Using a 3A cable (This is not really legal according to usb standards, the legal USB-C way is to use a USB-C charge, not a USB charger with a special cable), the current goes up to 2.5A for a total charge time of 7.5 hours.
Using a long (or thin) cable with QC3.0 the current goes down, and the time goes up, but the power bank it fully charged.
This power bank can be used to charge just about any usb device and will do it as fast as the device wants. The power bank is a bit on the large side due to the high capacity, it will not fit in a normal pocket, but requires a coat pocket or a handbag.

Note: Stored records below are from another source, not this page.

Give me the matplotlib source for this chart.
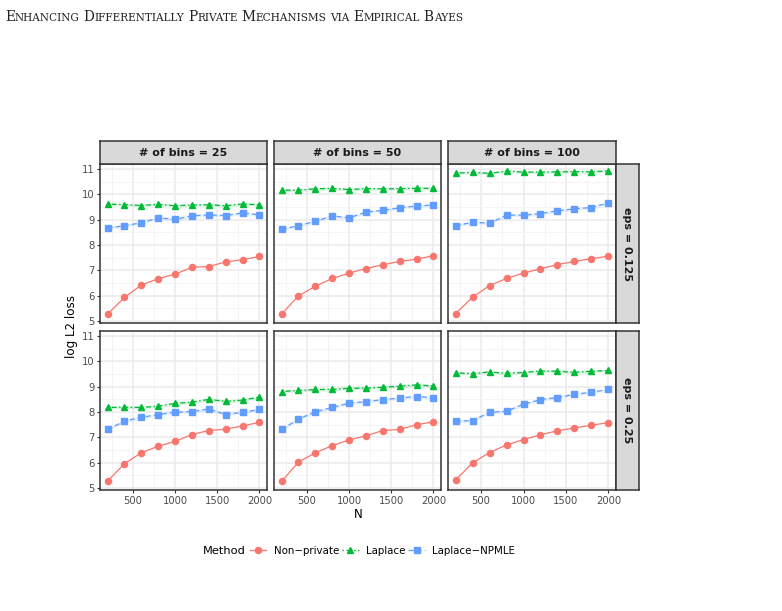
import numpy as np
import matplotlib
matplotlib.use("Agg")
import matplotlib.pyplot as plt
from matplotlib.lines import Line2D

# data
N = [200, 400, 600, 800, 1000, 1200, 1400, 1600, 1800, 2000]
bins = [25, 50, 100]
eps = ["0.125", "0.25"]
methods = ["Non\u2212private", "Laplace", "Laplace\u2212NPMLE"]

# eps = 0.125
np_125 = {
    25: [5.27, 5.93, 6.42, 6.67, 6.85, 7.12, 7.15, 7.33, 7.42, 7.55],
    50: [5.27, 5.99, 6.37, 6.68, 6.89, 7.07, 7.22, 7.35, 7.44, 7.58],
    100: [5.29, 5.94, 6.40, 6.68, 6.89, 7.06, 7.23, 7.35, 7.46, 7.56],
}
lap_125 = {
    25: [9.61, 9.60, 9.56, 9.61, 9.55, 9.58, 9.59, 9.55, 9.62, 9.59],
    50: [10.16, 10.17, 10.22, 10.24, 10.19, 10.23, 10.22, 10.23, 10.24, 10.24],
    100: [10.84, 10.87, 10.83, 10.92, 10.88, 10.88, 10.89, 10.90, 10.89, 10.93],
}
npmle_125 = {
    25: [8.67, 8.76, 8.88, 9.07, 9.02, 9.15, 9.19, 9.16, 9.27, 9.19],
    50: [8.62, 8.76, 8.94, 9.15, 9.07, 9.30, 9.37, 9.47, 9.54, 9.58],
    100: [8.76, 8.90, 8.86, 9.18, 9.18, 9.24, 9.35, 9.43, 9.48, 9.66],
}
# eps = 0.25
np_25 = {
    25: [5.27, 5.96, 6.39, 6.65, 6.84, 7.11, 7.27, 7.32, 7.45, 7.59],
    50: [5.26, 6.02, 6.39, 6.67, 6.90, 7.06, 7.27, 7.31, 7.50, 7.61],
    100: [5.32, 5.99, 6.40, 6.70, 6.91, 7.10, 7.26, 7.37, 7.48, 7.58],
}
lap_25 = {
    25: [8.18, 8.19, 8.18, 8.23, 8.34, 8.39, 8.50, 8.42, 8.47, 8.59],
    50: [8.81, 8.85, 8.89, 8.89, 8.94, 8.94, 8.98, 9.02, 9.07, 9.03],
    100: [9.54, 9.52, 9.58, 9.53, 9.56, 9.62, 9.61, 9.57, 9.61, 9.64],
}
npmle_25 = {
    25: [7.31, 7.64, 7.79, 7.90, 7.99, 8.02, 8.12, 7.90, 7.99, 8.10],
    50: [7.31, 7.72, 8.01, 8.18, 8.35, 8.41, 8.49, 8.55, 8.61, 8.57],
    100: [7.64, 7.66, 7.99, 8.03, 8.31, 8.49, 8.57, 8.70, 8.78, 8.89],
}
series = {
    "0.125": [np_125, lap_125, npmle_125],
    "0.25": [np_25, lap_25, npmle_25],
}

colors = ["#F8766D", "#00BA38", "#619CFF"]
markers = ["o", "^", "s"]
msizes = [4.4, 5.0, 4.8]
dashes = [None, (1.2, 2, 4, 2), (4, 2.5)]

W, H = 782, 611
fig = plt.figure(figsize=(W / 100, H / 100), dpi=100)


def rect(x0, y0, x1, y1):
    return [x0 / W, 1 - y1 / H, (x1 - x0) / W, (y1 - y0) / H]


cols = [(100, 267), (274, 441), (448, 616)]
rows = [(164, 323), (331, 490)]
dark = "#333333"

for r, e in enumerate(eps):
    for c, b in enumerate(bins):
        x0, x1 = cols[c]
        y0, y1 = rows[r]
        ax = fig.add_axes(rect(x0, y0, x1, y1))
        ax.set_xlim(110, 2090)
        ax.set_ylim(4.92, 11.2)
        ax.set_xticks([500, 1000, 1500, 2000])
        ax.set_yticks([5, 6, 7, 8, 9, 10, 11])
        ax.set_xticks([250, 750, 1250, 1750], minor=True)
        ax.set_yticks(np.arange(5.5, 11, 1), minor=True)
        ax.grid(True, which="major", color="#EBEBEB", lw=1.1)
        ax.grid(True, which="minor", color="#F2F2F2", lw=0.6)
        ax.set_axisbelow(True)
        for s in ax.spines.values():
            s.set_color(dark)
            s.set_linewidth(1.1)
        ax.tick_params(which="minor", length=0)
        ax.tick_params(which="major", length=2.5, width=0.8, color=dark,
                       labelcolor="#4D4D4D", labelsize=7.2, pad=1.5)
        if c > 0:
            ax.tick_params(axis="y", length=0, labelleft=False)
        if r == 0:
            ax.tick_params(axis="x", length=0, labelbottom=False)

        for k in [1, 2, 0]:
            y = np.array(series[e][k][b])
            if k > 0:
                ax.fill_between(N, y - 0.06, y + 0.06, color=colors[k],
                                alpha=0.15, lw=0)
            ln, = ax.plot(N, y, color=colors[k], lw=0.9, marker=markers[k],
                          ms=msizes[k], mec=colors[k])
            if dashes[k] is not None:
                ln.set_dashes(dashes[k])

        # strips
        if r == 0:
            sax = fig.add_axes(rect(x0, 141, x1, 164))
            sax.set_facecolor("#D9D9D9")
            sax.set_xticks([])
            sax.set_yticks([])
            for s in sax.spines.values():
                s.set_color(dark)
                s.set_linewidth(1.1)
            sax.text(0.5, 0.48, "# of bins = %d" % b, ha="center", va="center",
                     fontsize=8.0, fontweight="bold", color="#1A1A1A",
                     transform=sax.transAxes)
        if c == 2:
            sax = fig.add_axes(rect(616, y0, 639, y1))
            sax.set_facecolor("#D9D9D9")
            sax.set_xticks([])
            sax.set_yticks([])
            for s in sax.spines.values():
                s.set_color(dark)
                s.set_linewidth(1.1)
            sax.text(0.5, 0.5, "eps = " + e, ha="center", va="center",
                     rotation=-90, fontsize=8.0, fontweight="bold",
                     color="#1A1A1A", transform=sax.transAxes)

fig.text(71 / W, 1 - 327 / H, "log L2 loss", rotation=90, ha="center",
         va="center", fontsize=8.6)
fig.text(358 / W, 1 - 514 / H, "N", ha="center", va="center", fontsize=8.6)

# legend
fig.text(203 / W, 1 - 551 / H, "Method", ha="left", va="center", fontsize=8.2)
handles = []
for k in range(3):
    h = Line2D([], [], color=colors[k], marker=markers[k], ms=msizes[k],
               lw=0.9)
    if dashes[k] is not None:
        h.set_dashes(dashes[k])
    handles.append(h)
fig.legend(handles, methods, loc="center left",
           bbox_to_anchor=(250 / W, 1 - 551 / H), ncol=3, frameon=False,
           fontsize=7.4, handlelength=1.6, handletextpad=0.7,
           columnspacing=0.3, borderaxespad=0, borderpad=0)

# header in small caps
title = "Enhancing Differentially Private Mechanisms via Empirical Bayes"
renderer = fig.canvas.get_renderer()
xpos = 5.0
base = H - 21
for word in title.split(" "):
    parts = []
    if word[0].isupper():
        parts.append((word[0], 9.9))
        parts.append((word[1:].upper(), 7.6))
    else:
        parts.append((word.upper(), 7.6))
    for txt, fs in parts:
        t = fig.text(xpos / W, base / H, txt, fontsize=fs, family="DejaVu Serif",
                     ha="left", va="baseline", color="#222222")
        bb = t.get_window_extent(renderer)
        xpos += bb.width
    xpos += 3.8

fig.savefig("out.png", dpi=100)
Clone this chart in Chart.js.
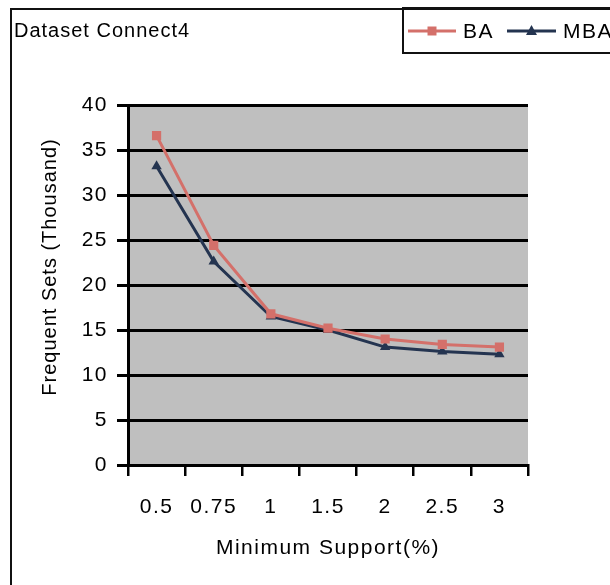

For charging the power bank the best option is a QuickCharger, but any usb charger can be used, if you have the time.
Overload protection on all outputs and fairly low noise is good details. I would have liked the usb voltage slightly higher, but that is just because some of my LiIon chargers are very picky, the voltage is within usb limits.
I will call this a very good power bank, this is based on a good performance and the very good versatility of the device.
The power bank was supplied by Ravpower for a review.
Both my QC charge test was done with real QC chargers and they may have limited the charge speed.